§ **Source data**:
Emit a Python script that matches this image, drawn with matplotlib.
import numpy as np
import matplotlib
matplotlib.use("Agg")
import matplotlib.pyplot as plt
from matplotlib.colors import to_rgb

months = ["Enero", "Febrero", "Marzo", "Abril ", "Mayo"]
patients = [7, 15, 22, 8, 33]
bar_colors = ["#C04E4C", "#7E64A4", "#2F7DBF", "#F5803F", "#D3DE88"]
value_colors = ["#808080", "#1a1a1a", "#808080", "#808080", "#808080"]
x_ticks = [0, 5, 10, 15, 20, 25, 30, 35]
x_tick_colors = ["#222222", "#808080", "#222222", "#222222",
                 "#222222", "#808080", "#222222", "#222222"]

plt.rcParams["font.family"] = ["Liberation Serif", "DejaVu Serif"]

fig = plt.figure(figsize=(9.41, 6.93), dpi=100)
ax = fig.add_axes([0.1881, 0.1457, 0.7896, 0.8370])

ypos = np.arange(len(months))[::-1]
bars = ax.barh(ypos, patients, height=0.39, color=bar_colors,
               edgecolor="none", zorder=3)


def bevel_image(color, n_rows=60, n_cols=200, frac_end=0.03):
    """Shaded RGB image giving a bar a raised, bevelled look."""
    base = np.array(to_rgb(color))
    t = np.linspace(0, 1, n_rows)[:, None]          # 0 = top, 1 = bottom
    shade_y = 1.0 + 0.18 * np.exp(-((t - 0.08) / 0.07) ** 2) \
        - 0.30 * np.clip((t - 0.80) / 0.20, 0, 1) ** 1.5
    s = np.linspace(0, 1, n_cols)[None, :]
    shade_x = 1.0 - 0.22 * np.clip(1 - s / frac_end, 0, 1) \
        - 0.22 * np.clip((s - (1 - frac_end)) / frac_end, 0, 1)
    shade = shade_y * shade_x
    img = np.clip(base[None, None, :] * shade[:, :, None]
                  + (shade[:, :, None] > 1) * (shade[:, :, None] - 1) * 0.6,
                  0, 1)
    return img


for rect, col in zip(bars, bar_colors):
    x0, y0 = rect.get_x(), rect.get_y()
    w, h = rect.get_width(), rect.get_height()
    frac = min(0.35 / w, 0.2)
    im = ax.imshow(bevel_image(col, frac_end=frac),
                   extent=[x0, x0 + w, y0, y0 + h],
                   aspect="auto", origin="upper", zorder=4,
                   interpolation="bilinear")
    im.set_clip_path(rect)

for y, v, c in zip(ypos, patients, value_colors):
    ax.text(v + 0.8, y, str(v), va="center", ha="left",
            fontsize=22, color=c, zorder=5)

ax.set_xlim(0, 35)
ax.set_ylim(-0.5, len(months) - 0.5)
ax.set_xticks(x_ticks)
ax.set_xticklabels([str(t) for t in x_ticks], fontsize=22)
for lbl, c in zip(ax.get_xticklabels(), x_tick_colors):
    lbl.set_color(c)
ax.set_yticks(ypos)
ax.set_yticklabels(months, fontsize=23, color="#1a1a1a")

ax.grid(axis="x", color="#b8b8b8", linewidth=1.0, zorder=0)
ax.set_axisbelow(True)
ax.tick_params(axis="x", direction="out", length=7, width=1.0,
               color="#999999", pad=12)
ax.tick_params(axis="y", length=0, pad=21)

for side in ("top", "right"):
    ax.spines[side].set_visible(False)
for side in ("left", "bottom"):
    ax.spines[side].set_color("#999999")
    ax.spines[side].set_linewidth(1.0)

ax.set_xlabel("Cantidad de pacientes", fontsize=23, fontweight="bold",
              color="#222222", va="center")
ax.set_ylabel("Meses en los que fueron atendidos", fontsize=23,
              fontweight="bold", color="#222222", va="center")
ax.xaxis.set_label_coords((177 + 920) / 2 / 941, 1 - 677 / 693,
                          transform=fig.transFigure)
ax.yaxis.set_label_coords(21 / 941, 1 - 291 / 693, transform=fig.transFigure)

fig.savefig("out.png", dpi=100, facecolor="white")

§ **What is expected**:
All lines from the beginning of the material above through the one with "fontsize=22, color=c, zorder=5)" need to be returned exactly; please return those and only those.

§ **Full output**:
Emit a Python script that matches this image, drawn with matplotlib.
import numpy as np
import matplotlib
matplotlib.use("Agg")
import matplotlib.pyplot as plt
from matplotlib.colors import to_rgb

months = ["Enero", "Febrero", "Marzo", "Abril ", "Mayo"]
patients = [7, 15, 22, 8, 33]
bar_colors = ["#C04E4C", "#7E64A4", "#2F7DBF", "#F5803F", "#D3DE88"]
value_colors = ["#808080", "#1a1a1a", "#808080", "#808080", "#808080"]
x_ticks = [0, 5, 10, 15, 20, 25, 30, 35]
x_tick_colors = ["#222222", "#808080", "#222222", "#222222",
                 "#222222", "#808080", "#222222", "#222222"]

plt.rcParams["font.family"] = ["Liberation Serif", "DejaVu Serif"]

fig = plt.figure(figsize=(9.41, 6.93), dpi=100)
ax = fig.add_axes([0.1881, 0.1457, 0.7896, 0.8370])

ypos = np.arange(len(months))[::-1]
bars = ax.barh(ypos, patients, height=0.39, color=bar_colors,
               edgecolor="none", zorder=3)


def bevel_image(color, n_rows=60, n_cols=200, frac_end=0.03):
    """Shaded RGB image giving a bar a raised, bevelled look."""
    base = np.array(to_rgb(color))
    t = np.linspace(0, 1, n_rows)[:, None]          # 0 = top, 1 = bottom
    shade_y = 1.0 + 0.18 * np.exp(-((t - 0.08) / 0.07) ** 2) \
        - 0.30 * np.clip((t - 0.80) / 0.20, 0, 1) ** 1.5
    s = np.linspace(0, 1, n_cols)[None, :]
    shade_x = 1.0 - 0.22 * np.clip(1 - s / frac_end, 0, 1) \
        - 0.22 * np.clip((s - (1 - frac_end)) / frac_end, 0, 1)
    shade = shade_y * shade_x
    img = np.clip(base[None, None, :] * shade[:, :, None]
                  + (shade[:, :, None] > 1) * (shade[:, :, None] - 1) * 0.6,
                  0, 1)
    return img


for rect, col in zip(bars, bar_colors):
    x0, y0 = rect.get_x(), rect.get_y()
    w, h = rect.get_width(), rect.get_height()
    frac = min(0.35 / w, 0.2)
    im = ax.imshow(bevel_image(col, frac_end=frac),
                   extent=[x0, x0 + w, y0, y0 + h],
                   aspect="auto", origin="upper", zorder=4,
                   interpolation="bilinear")
    im.set_clip_path(rect)

for y, v, c in zip(ypos, patients, value_colors):
    ax.text(v + 0.8, y, str(v), va="center", ha="left",
            fontsize=22, color=c, zorder=5)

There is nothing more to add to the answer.